Our formula is COSMOS Organic certified and made in France, and it won the Natexbio Challenge in 2024, which we mention simply because the recognition speaks to the care that goes into it rather than any marketing claim about results.
Frequently asked questions
Can I get caramel on dark brown hair?
Honestly, not as a lighter shade. Plant pigment cannot lift or decolourise, so on genuinely dark brown hair a caramel formula will warm and enrich the tone rather than make it visibly lighter. You may notice gorgeous warm reflections in the light, but the overall depth stays close to your base. To go meaningfully lighter, only chemical colour can do that.
Does plant-based caramel turn ginger?
It can lean coppery, especially in the first days and on lighter or grey strands, because henna pulls warm by nature. A well-balanced caramel uses indigo to temper that warmth towards brown. The shade also settles and deepens over the first 48 hours as the pigment oxidises, so the freshly applied tone is usually warmer than the final result.
How long does a plant-based caramel colour last?

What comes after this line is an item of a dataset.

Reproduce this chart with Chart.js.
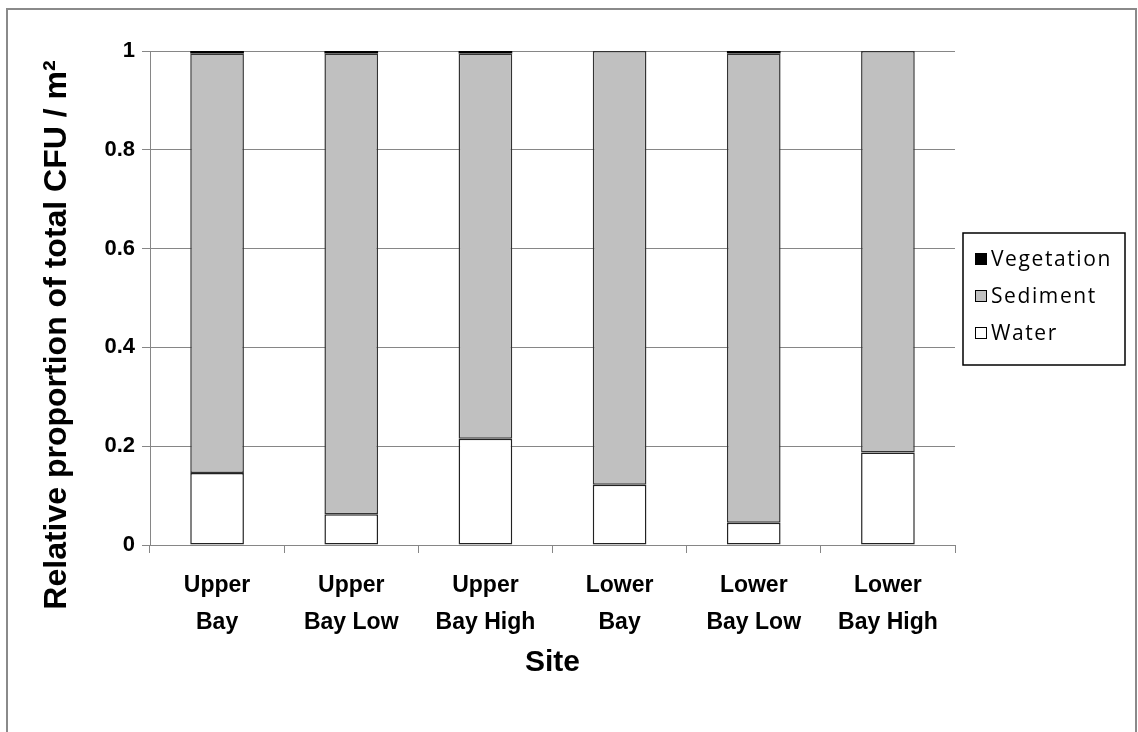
<!DOCTYPE html>
<html>
<head>
<meta charset="utf-8">
<script src="https://cdn.jsdelivr.net/npm/chart.js@4"></script>
<style>
html,body{margin:0;padding:0;background:#fff;}
#wrap{width:1138px;height:732px;position:relative;}
</style>
</head>
<body>
<div id="wrap"><canvas id="c" width="1138" height="732"></canvas></div>
<script>
const categories = [['Upper','Bay'],['Upper','Bay Low'],['Upper','Bay High'],['Lower','Bay'],['Lower','Bay Low'],['Lower','Bay High']];
const water = [0.146, 0.062, 0.215, 0.122, 0.045, 0.187];
const sediment = [0.849, 0.933, 0.780, 0.878, 0.950, 0.813];
const vegetation = [0.005, 0.005, 0.005, 0.0, 0.005, 0.0];
const yTicks = [0, 0.2, 0.4, 0.6, 0.8, 1];
const yTitle = 'Relative proportion of total CFU / m\u00B2';
const xTitle = 'Site';

const boldFont = "'Liberation Sans', Arial, sans-serif";
const legendFont = "'Open Sans', 'Noto Sans', sans-serif";

const frame = {
  id: 'frame',
  beforeDraw(chart) {
    const ctx = chart.ctx;
    ctx.save();
    ctx.fillStyle = '#fff';
    ctx.fillRect(0, 0, chart.width, chart.height);
    ctx.strokeStyle = '#8a8a8a';
    ctx.lineWidth = 2;
    ctx.strokeRect(7, 9, 1129, 760);
    ctx.restore();
  },
  afterDraw(chart) {
    const ctx = chart.ctx;
    const a = chart.chartArea;
    // y title
    ctx.save();
    ctx.translate(57, 335);
    ctx.rotate(-Math.PI / 2);
    ctx.font = "bold 32px " + boldFont;
    ctx.fillStyle = '#000';
    ctx.textAlign = 'center';
    ctx.textBaseline = 'middle';
    ctx.fillText(yTitle, 0, 0);
    ctx.restore();
    // legend
    const ds = chart.data.datasets.slice().reverse();
    const lx = a.right + 8, lw = 162, lh = 132;
    const ly = 233;
    ctx.save();
    ctx.fillStyle = '#fff';
    ctx.fillRect(lx, ly, lw, lh);
    ctx.strokeStyle = '#000';
    ctx.lineWidth = 1.5;
    ctx.strokeRect(lx, ly, lw, lh);
    ctx.font = "21px " + legendFont;
    if ('letterSpacing' in ctx) ctx.letterSpacing = '1.6px';
    ctx.textBaseline = 'middle';
    ctx.textAlign = 'left';
    ds.forEach((d, i) => {
      const cy = ly + 26 + i * 37;
      ctx.fillStyle = d.backgroundColor;
      ctx.fillRect(lx + 12, cy - 6, 12, 12);
      ctx.strokeStyle = '#000';
      ctx.lineWidth = 1;
      ctx.strokeRect(lx + 12.5, cy - 5.5, 11, 11);
      ctx.fillStyle = '#000';
      ctx.fillText(d.label, lx + 28, cy + 1);
    });
    ctx.restore();
  }
};

new Chart(document.getElementById('c'), {
  type: 'bar',
  data: {
    labels: categories,
    datasets: [
      {label: 'Water', data: water, backgroundColor: '#ffffff', borderColor: '#222', borderWidth: 1.5, borderSkipped: false},
      {label: 'Sediment', data: sediment, backgroundColor: '#c0c0c0', borderColor: '#333', borderWidth: 1.5, borderSkipped: false},
      {label: 'Vegetation', data: vegetation, backgroundColor: '#000000', borderColor: '#000', borderWidth: 0, borderSkipped: false}
    ]
  },
  options: {
    responsive: false,
    animation: false,
    devicePixelRatio: 1,
    layout: {padding: {left: 0, right: 183, top: 51, bottom: 0}},
    datasets: {bar: {categoryPercentage: 1.0, barPercentage: 0.4}},
    plugins: {legend: {display: false}, tooltip: {enabled: false}},
    scales: {
      x: {
        stacked: true,
        grid: {display: true, drawOnChartArea: false, drawTicks: true, tickLength: 8, color: '#868686', offset: true},
        border: {color: '#868686', width: 1},
        ticks: {color: '#000', font: {family: boldFont, size: 23, weight: 'bold', lineHeight: 1.6}, padding: 14, maxRotation: 0, autoSkip: false},
        title: {display: true, text: xTitle, color: '#000', font: {family: boldFont, size: 30, weight: 'bold'}, padding: {top: 0, bottom: 51}},
        afterFit(s) { s.height = 732 - 545; }
      },
      y: {
        stacked: true,
        min: 0, max: 1,
        afterBuildTicks(s) { s.ticks = yTicks.map(v => ({value: v})); },
        grid: {color: '#868686', tickLength: 8, drawTicks: true},
        border: {color: '#868686', width: 1},
        ticks: {color: '#000', font: {family: boldFont, size: 22, weight: 'bold'}, padding: 7, callback: (v) => String(v)},
        afterFit(s) { s.width = 150; }
      }
    }
  },
  plugins: [frame]
});
</script>
</body>
</html>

Generally four to six weeks, and it builds with each application rather than washing out abruptly. Porous or frequently washed hair will see it soften a little faster. Because the pigment coats the fibre, you tend to get a gradual softening rather than a hard regrowth line.
Does caramel plant colour cover greys?
On darker caramel and brown shades, coverage of white hair is close to one hundred per cent. Lighter, brighter caramels give a more translucent, blended result on greys rather than solid opacity, which many people actually prefer for a natural look. If full coverage matters most to you, choose a deeper tone.
Is caramel suitable for sensitive scalps?
Yes. The formula contains no ammonia, no PPD, no resorcinol and no oxidising agent, which are the usual culprits behind scalp irritation with conventional colour. It is designed to respect sensitive scalps while coating and strengthening the hair fibre. As with any new product, a patch test before your first full application is always sensible.